Monday, February 17, 2020

"The Blue Max" (1966) Has Merit

As part of a downsizing project eight years ago I purged most of my pre-recorded VHS tapes. I've never been a big collector of movies -- my DVD library is fairly small -- but the fact is I had accumulated around 70 tapes:

The Blue Max (1966) An underrated epic. Three or four years ago I rewatched it after a prompt from a friend who had himself reappraised the film. He was right. The screenplay is superior, not typical of a 'roadshow' picture, I find. There is the brand of spectacle usually found in the form -- in this case fabulous flying and combat scenes -- but also present is a lot of human-based machinations, the kind that might have impressed the Bard. These finely wrought narrative streams roll to a satisfying climax.

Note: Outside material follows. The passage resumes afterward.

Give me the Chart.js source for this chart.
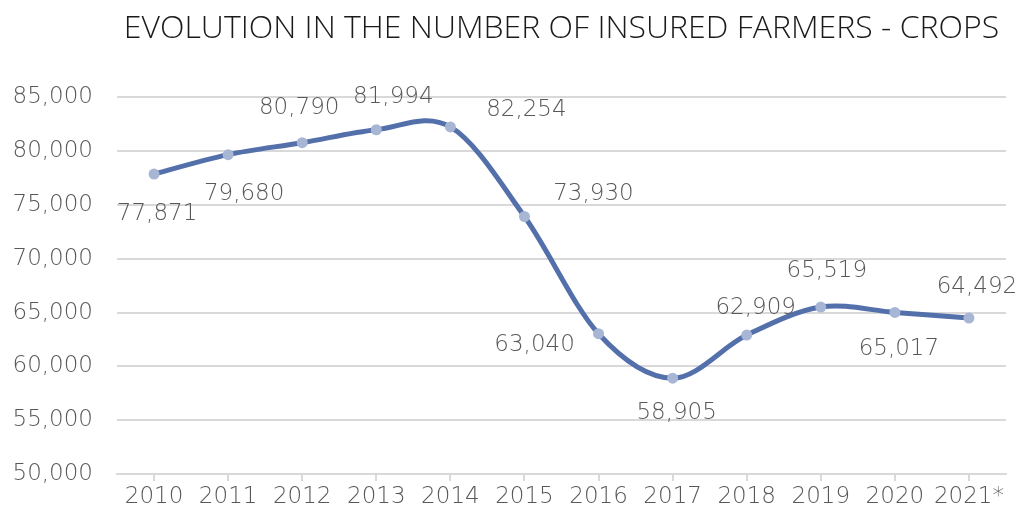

Star George Peppard, while much too old at the time to be playing a fighter pilot (those guys were in their early to mid twenties), is believable as a man who will stop at nothing to get the big prize: The Blue Max, the "Pour le Mérite". Ursula Andress, James Mason, Jeremy Kemp, and Karl Michael Vogler give fine support. As for tech credits, cinematographer Douglas Slocombe and composer Jerry Goldsmith fly high. (What is typical of a blockbuster film is the staffing of top people, in front of and behind the camera. More often than not this loading of talent does not translate into a great movie, or an okay one, even if the individual contributions can be spotlighted and raved about.)

Some of the film's highlights: The balloon-busting sequence; a game of "chicken", with contributions from a bridge; Peppard and Andress; the clash of Allied and German soldiers, complete with visceral hand-to-hand combat (which film critics had somehow not known about when they raved about Steven Spielberg's Saving Private Ryan); and James Mason's 'big stamp' (it packs a punch).

The Blue Max deserves a spin on DVD or Blu-ray....


The above was first posted as "My VHS Purge: The Blue Max" on March 4, 2017.